Directive — Copy each line exactly. Drop every picture.

++++

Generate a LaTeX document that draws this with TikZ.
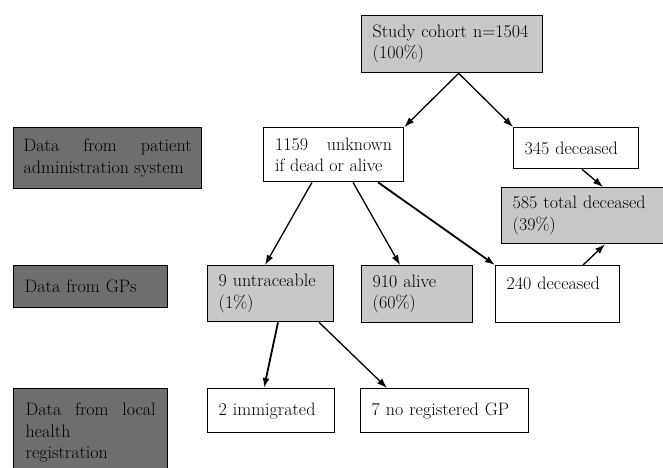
\documentclass[tikz,border=0pt]{standalone}
\usepackage{fontspec}
\usetikzlibrary{arrows.meta}
\definecolor{lgray}{HTML}{C8C8C8}
\definecolor{dgray}{HTML}{6E6E6E}
\begin{document}
\begin{tikzpicture}[x=1pt,y=-1pt,
  box/.style={draw=black, line width=1.3pt, anchor=north west, inner xsep=11pt, inner ysep=0pt,
    font=\fontsize{18}{21.5}\selectfont, align=left},
  lbox/.style={box, fill=dgray, align=justify},
  conn/.style={line width=1.3pt, -{Latex[length=10pt,width=7pt]}},
  thick conn/.style={conn, line width=1.8pt}]
\useasboundingbox (0,0) rectangle (663,467);
\tolerance=10000 \hbadness=10000 \hyphenpenalty=10000 \hfuzz=5pt
% left category labels
\node[lbox, minimum width=188pt, minimum height=61pt, inner xsep=10pt, text width=168pt] (lab1) at (13,127)
  {Data from patient\linebreak administration system};
\node[lbox, minimum width=154pt, minimum height=42pt, text width=132pt, align=left] (lab2) at (13,265)
  {Data from GPs};
\node[lbox, minimum width=154pt, minimum height=88pt, text width=130pt] (lab3) at (13,388)
  {Data from local\linebreak health\\ registration};
% flow boxes
\node[box, fill=lgray, minimum width=181pt, minimum height=57pt, text width=159pt] (study) at (361,15)
  {Study cohort n=1504\\ (100\%)};
\node[box, fill=white, minimum width=140pt, minimum height=54pt, text width=117pt, align=justify] (unk) at (263,127)
  {1159 unknown\linebreak if dead or alive};
\node[box, fill=white, minimum width=125pt, minimum height=41pt, text width=103pt] (dec345) at (513,127)
  {345 deceased};
\node[box, fill=lgray, minimum width=175pt, minimum height=56pt, text width=153pt] (tot585) at (501,187)
  {585 total deceased\\ (39\%)};
\node[box, fill=lgray, minimum width=126pt, minimum height=56pt, text width=104pt] (untr) at (207,265)
  {9 untraceable\\ (1\%)};
\node[box, fill=lgray, minimum width=111pt, minimum height=57pt, text width=89pt] (alive) at (361,265)
  {910 alive\\ (60\%)};
\node[box, fill=white, minimum width=124pt, minimum height=57pt, text width=102pt] (dec240) at (495,265)
  {240 deceased\\ \mbox{}};
\node[box, fill=white, minimum width=127pt, minimum height=44pt, text width=105pt] (immig) at (207,388)
  {2 immigrated};
\node[box, fill=white, minimum width=168pt, minimum height=44pt, text width=146pt] (noreg) at (360,388)
  {7 no registered GP};
% connectors
\draw[conn] ([xshift=6.5pt]study.south) -- (unk.north east);
\draw[conn] ([xshift=6.5pt]study.south) -- (dec345.north west);
\draw[conn] ([xshift=69pt]dec345.south west) -- ([xshift=102pt]tot585.north west);
\draw[conn] ([xshift=88pt]dec240.north west) -- ([xshift=104pt]tot585.south west);
\draw[conn] ([xshift=49pt]unk.south west) -- ([xshift=58pt]untr.north west);
\draw[conn] ([xshift=90pt]unk.south west) -- ([xshift=39pt]alive.north west);
\draw[thick conn] ([xshift=115pt]unk.south west) -- (dec240.north west);
\draw[thick conn] ([xshift=71pt]untr.south west) -- ([xshift=57pt]immig.north west);
\draw[conn] ([xshift=112pt]untr.south west) -- ([xshift=27pt]noreg.north west);
\end{tikzpicture}
\end{document}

++++

Completed task —
Generate a LaTeX document that draws this with TikZ.
\documentclass[tikz,border=0pt]{standalone}
\usepackage{fontspec}
\usetikzlibrary{arrows.meta}
\definecolor{lgray}{HTML}{C8C8C8}
\definecolor{dgray}{HTML}{6E6E6E}
\begin{document}
\begin{tikzpicture}[x=1pt,y=-1pt,
  box/.style={draw=black, line width=1.3pt, anchor=north west, inner xsep=11pt, inner ysep=0pt,
    font=\fontsize{18}{21.5}\selectfont, align=left},
  lbox/.style={box, fill=dgray, align=justify},
  conn/.style={line width=1.3pt, -{Latex[length=10pt,width=7pt]}},
  thick conn/.style={conn, line width=1.8pt}]
\useasboundingbox (0,0) rectangle (663,467);
\tolerance=10000 \hbadness=10000 \hyphenpenalty=10000 \hfuzz=5pt
% left category labels
\node[lbox, minimum width=188pt, minimum height=61pt, inner xsep=10pt, text width=168pt] (lab1) at (13,127)
  {Data from patient\linebreak administration system};
\node[lbox, minimum width=154pt, minimum height=42pt, text width=132pt, align=left] (lab2) at (13,265)
  {Data from GPs};
\node[lbox, minimum width=154pt, minimum height=88pt, text width=130pt] (lab3) at (13,388)
  {Data from local\linebreak health\\ registration};
% flow boxes
\node[box, fill=lgray, minimum width=181pt, minimum height=57pt, text width=159pt] (study) at (361,15)
  {Study cohort n=1504\\ (100\%)};
\node[box, fill=white, minimum width=140pt, minimum height=54pt, text width=117pt, align=justify] (unk) at (263,127)
  {1159 unknown\linebreak if dead or alive};
\node[box, fill=white, minimum width=125pt, minimum height=41pt, text width=103pt] (dec345) at (513,127)
  {345 deceased};
\node[box, fill=lgray, minimum width=175pt, minimum height=56pt, text width=153pt] (tot585) at (501,187)
  {585 total deceased\\ (39\%)};
\node[box, fill=lgray, minimum width=126pt, minimum height=56pt, text width=104pt] (untr) at (207,265)
  {9 untraceable\\ (1\%)};
\node[box, fill=lgray, minimum width=111pt, minimum height=57pt, text width=89pt] (alive) at (361,265)
  {910 alive\\ (60\%)};
\node[box, fill=white, minimum width=124pt, minimum height=57pt, text width=102pt] (dec240) at (495,265)
  {240 deceased\\ \mbox{}};
\node[box, fill=white, minimum width=127pt, minimum height=44pt, text width=105pt] (immig) at (207,388)
  {2 immigrated};
\node[box, fill=white, minimum width=168pt, minimum height=44pt, text width=146pt] (noreg) at (360,388)
  {7 no registered GP};
% connectors
\draw[conn] ([xshift=6.5pt]study.south) -- (unk.north east);
\draw[conn] ([xshift=6.5pt]study.south) -- (dec345.north west);
\draw[conn] ([xshift=69pt]dec345.south west) -- ([xshift=102pt]tot585.north west);
\draw[conn] ([xshift=88pt]dec240.north west) -- ([xshift=104pt]tot585.south west);
\draw[conn] ([xshift=49pt]unk.south west) -- ([xshift=58pt]untr.north west);
\draw[conn] ([xshift=90pt]unk.south west) -- ([xshift=39pt]alive.north west);
\draw[thick conn] ([xshift=115pt]unk.south west) -- (dec240.north west);
\draw[thick conn] ([xshift=71pt]untr.south west) -- ([xshift=57pt]immig.north west);
\draw[conn] ([xshift=112pt]untr.south west) -- ([xshift=27pt]noreg.north west);
\end{tikzpicture}
\end{document}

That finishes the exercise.